Problem: The lines to extract run from the start of the records through the line with "0.0014, 0.0016, 0.0018, 0.0020, 0.0022, 0.0024]", both ends included; drop the pictures.

Rows from a dataset of charts and code:
-=-=-

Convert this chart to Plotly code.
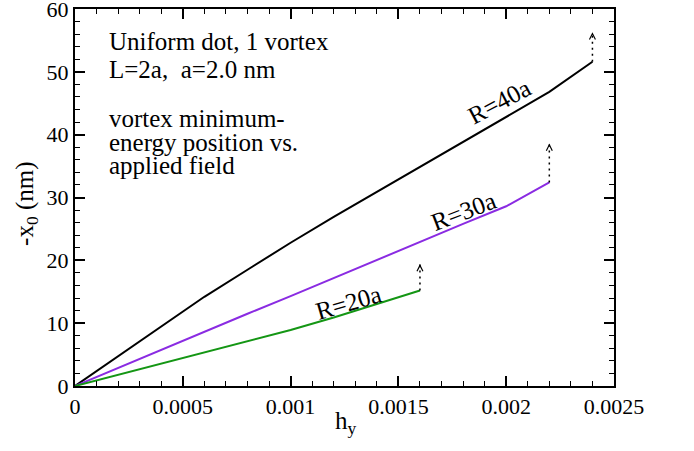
import plotly.graph_objects as go

# Applied field h_y (sampled every 0.0002)
h_values = [0, 0.0002, 0.0004, 0.0006, 0.0008, 0.0010, 0.0012,
            0.0014, 0.0016, 0.0018, 0.0020, 0.0022, 0.0024]

# Vortex minimum-energy position -x0 (nm) for each dot radius
x0_R40 = [0, 4.7, 9.4, 14.2, 18.5, 22.8, 26.9, 30.9, 34.9, 38.9, 42.8, 46.8, 51.6]
x0_R30 = [0, 2.9, 5.8, 8.6, 11.5, 14.3, 17.2, 20.0, 22.9, 25.8, 28.6, 32.4]
x0_R20 = [0, 1.8, 3.6, 5.3, 7.1, 8.9, 10.9, 13.0, 15.2]

# Where the vortex escapes: the jump target above the last stable point
jump_R40 = 56.3
jump_R30 = 38.6
jump_R20 = 19.4

series_names = ["R=40a", "R=30a", "R=20a"]
series_colors = ["#000000", "#8a2be2", "#149614"]

x_tickvals = [0, 0.0005, 0.001, 0.0015, 0.002, 0.0025]
x_ticktext = ["0", "0.0005", "0.001", "0.0015", "0.002", "0.0025"]
y_tickvals = [0, 10, 20, 30, 40, 50, 60]

FONT = "Liberation Serif"

fig = go.Figure()

curves = [
    (x0_R40, jump_R40),
    (x0_R30, jump_R30),
    (x0_R20, jump_R20),
]

for (vals, jump), name, color in zip(curves, series_names, series_colors):
    hs = h_values[:len(vals)]
    fig.add_trace(go.Scatter(
        x=hs, y=vals, mode="lines", name=name,
        line=dict(color=color, width=2), showlegend=False,
    ))
    # dotted jump from the last stable point
    fig.add_trace(go.Scatter(
        x=[hs[-1], hs[-1]], y=[vals[-1], jump], mode="lines",
        line=dict(color="black", width=1.5, dash="2px,4px"),
        showlegend=False, hoverinfo="skip",
    ))
    # arrow head only: the shaft is trimmed away with startstandoff
    fig.add_annotation(
        x=hs[-1], y=jump, ax=hs[-1], ay=jump - 3,
        xref="x", yref="y", axref="x", ayref="y",
        text="", showarrow=True, arrowhead=5, arrowsize=0.9,
        arrowwidth=1.3, arrowcolor="black", startstandoff=15,
        font=dict(size=6),
    )

# Curve labels, rotated along each line
curve_labels = [
    ("R=40a", 0.00197, 45.2, -28),
    ("R=30a", 0.00180, 27.8, -21),
    ("R=20a", 0.00127, 13.3, -16),
]
for text, hx, vy, ang in curve_labels:
    fig.add_annotation(
        x=hx, y=vy, xref="x", yref="y", text=text, showarrow=False,
        textangle=ang, font=dict(family=FONT, size=25, color="black"),
        xanchor="center", yanchor="middle", borderpad=0,
    )

# Description block in the upper left
info_lines = [
    ("Uniform dot, 1 vortex", 54.8),
    ("L=2a,&nbsp; a=2.0 nm", 50.4),
    ("vortex minimum-", 42.6),
    ("energy position vs.", 38.8),
    ("applied field", 35.1),
]
for text, vy in info_lines:
    fig.add_annotation(
        x=0.000153, y=vy, xref="x", yref="y", text=text, showarrow=False,
        font=dict(family=FONT, size=25, color="black"),
        xanchor="left", yanchor="middle", borderpad=0,
    )

# Axis titles
fig.add_annotation(
    x=-0.089, y=0.483, xref="paper", yref="paper",
    text="-x<sub>0</sub> (nm)", textangle=-90, showarrow=False,
    font=dict(family=FONT, size=25, color="black"),
    xanchor="center", yanchor="middle",
)
fig.add_annotation(
    x=0.503, y=-0.098, xref="paper", yref="paper",
    text="h<sub>y</sub>", showarrow=False,
    font=dict(family=FONT, size=25, color="black"),
    xanchor="center", yanchor="middle",
)

axis_common = dict(
    showgrid=False, zeroline=False, showline=True, linewidth=2,
    linecolor="black", mirror="ticks", ticks="inside", ticklen=10,
    tickwidth=1.5, tickcolor="black", ticklabeloverflow="allow",
    automargin=False,
    tickfont=dict(family=FONT, size=22, color="black"),
)

fig.update_xaxes(
    range=[0, 0.0025], tickmode="array", tickvals=x_tickvals,
    ticktext=x_ticktext,
    minor=dict(tickmode="linear", tick0=0, dtick=0.0001, ticks="inside",
               ticklen=5, tickwidth=1.2, tickcolor="black"),
    **axis_common,
)
fig.update_yaxes(
    range=[0, 60], tickmode="array", tickvals=y_tickvals,
    ticktext=[str(v) for v in y_tickvals],
    minor=dict(tickmode="linear", tick0=0, dtick=2, ticks="inside",
               ticklen=5, tickwidth=1.2, tickcolor="black"),
    **axis_common,
)

fig.update_layout(
    width=694, height=451,
    margin=dict(l=75, r=80, t=9, b=65, autoexpand=False),
    paper_bgcolor="white", plot_bgcolor="white",
    font=dict(family=FONT, color="black"),
)

fig.write_html("out.html")
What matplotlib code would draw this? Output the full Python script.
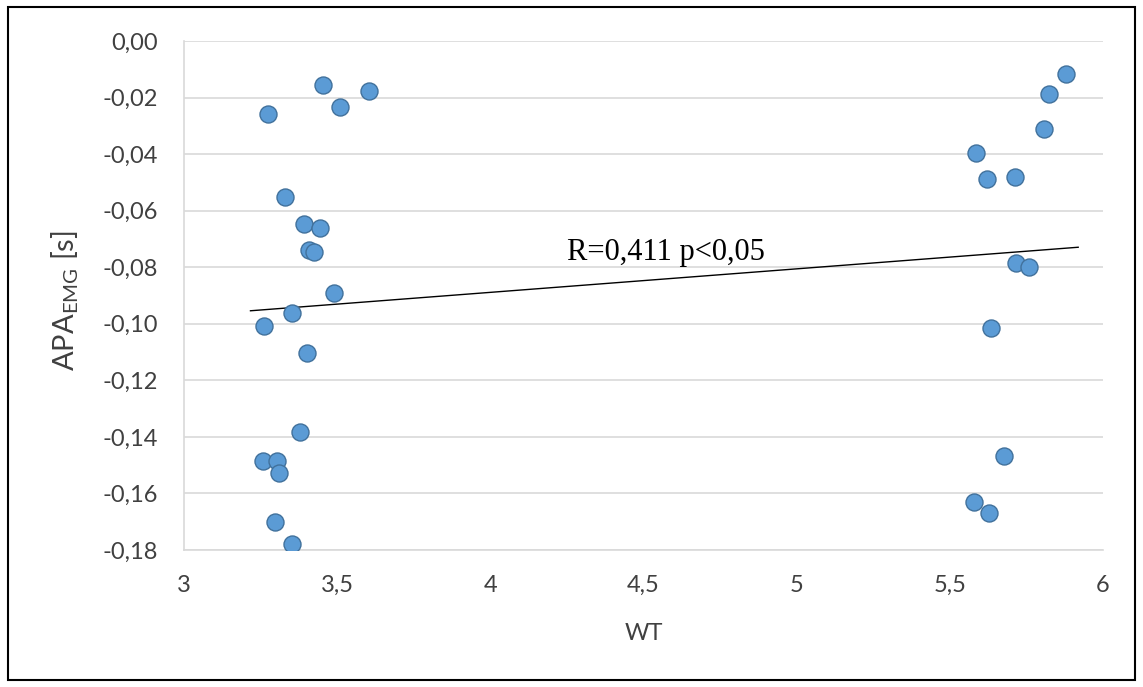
import numpy as np
import matplotlib
matplotlib.use("Agg")
import matplotlib.pyplot as plt
from matplotlib.ticker import FuncFormatter, MultipleLocator
from matplotlib.patches import Rectangle

# data
wt = [3.453, 3.604, 3.508, 3.275, 3.329, 3.393, 3.444, 3.407, 3.424, 3.491,
      3.353, 3.262, 3.402, 3.378, 3.257, 3.305, 3.310, 3.298, 3.353,
      5.879, 5.825, 5.808, 5.586, 5.622, 5.712, 5.716, 5.759,
      5.634, 5.676, 5.579, 5.628]
apa = [-0.0156, -0.0176, -0.0234, -0.0259, -0.0552, -0.0648, -0.0662, -0.0740, -0.0745, -0.0890,
       -0.0961, -0.1007, -0.1103, -0.1383, -0.1486, -0.1486, -0.1526, -0.1700, -0.1780,
       -0.0117, -0.0189, -0.0311, -0.0397, -0.0488, -0.0480, -0.0784, -0.0798,
       -0.1014, -0.1466, -0.1629, -0.1668]
annotation = "R=0,411 p<0,05"

x = np.array(wt)
y = np.array(apa)

fig = plt.figure(figsize=(11.43, 6.87), dpi=100)
ax = fig.add_axes([184 / 1143, 1 - 550 / 687, (1103 - 184) / 1143, (550 - 41) / 687])

ax.scatter(x, y, s=150, color="#5B9BD5", edgecolor="#41719C", linewidth=1.0, zorder=3)

# linear trendline
slope, intercept = np.polyfit(x, y, 1)
tx = np.array([x.min() - 0.04, x.max() + 0.04])
ax.plot(tx, slope * tx + intercept, color="black", linewidth=1.0, zorder=2)

ax.text(4.25, -0.0774, annotation, family="Liberation Serif", fontsize=22, color="black",
        va="baseline", ha="left", zorder=4)

ax.set_xlim(3, 6)
ax.set_ylim(-0.18, 0.0)
ax.xaxis.set_major_locator(MultipleLocator(0.5))
ax.yaxis.set_major_locator(MultipleLocator(0.02))

def fmt_x(v, pos):
    return ("%g" % round(v, 2)).replace(".", ",")

def fmt_y(v, pos):
    return ("%.2f" % v).replace(".", ",")

ax.xaxis.set_major_formatter(FuncFormatter(fmt_x))
ax.yaxis.set_major_formatter(FuncFormatter(fmt_y))

ax.grid(axis="y", color="#D9D9D9", linewidth=1.2)
ax.set_axisbelow(True)
for side in ["top", "right"]:
    ax.spines[side].set_visible(False)
for side in ["left", "bottom"]:
    ax.spines[side].set_color("#D9D9D9")
    ax.spines[side].set_linewidth(1.2)

ax.tick_params(axis="both", length=0, labelsize=17, labelcolor="#404040")
ax.tick_params(axis="y", pad=19)
ax.tick_params(axis="x", pad=18)
for lab in ax.get_xticklabels() + ax.get_yticklabels():
    lab.set_family("Lato")

ax.set_xlabel("WT", family="Lato", fontsize=17, color="#404040")
ax.xaxis.set_label_coords(0.5, (550 - 634) / 509)
ax.xaxis.label.set_va("center")
ax.set_ylabel(r"APA$_{\mathregular{EMG}}$ [s]", family="Lato", fontsize=21, color="#404040")
ax.yaxis.set_label_coords((65 - 184) / 919, 0.49)
ax.yaxis.label.set_va("center")

# outer frame
fig.patches.append(Rectangle((8 / 1143, 7 / 687), 1 - 16 / 1143, 1 - 14 / 687,
                             transform=fig.transFigure, fill=False,
                             edgecolor="black", linewidth=1.5))

fig.savefig("out.png", dpi=100)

-=-=-

Right answer:
Convert this chart to Plotly code.
import plotly.graph_objects as go

# Applied field h_y (sampled every 0.0002)
h_values = [0, 0.0002, 0.0004, 0.0006, 0.0008, 0.0010, 0.0012,
            0.0014, 0.0016, 0.0018, 0.0020, 0.0022, 0.0024]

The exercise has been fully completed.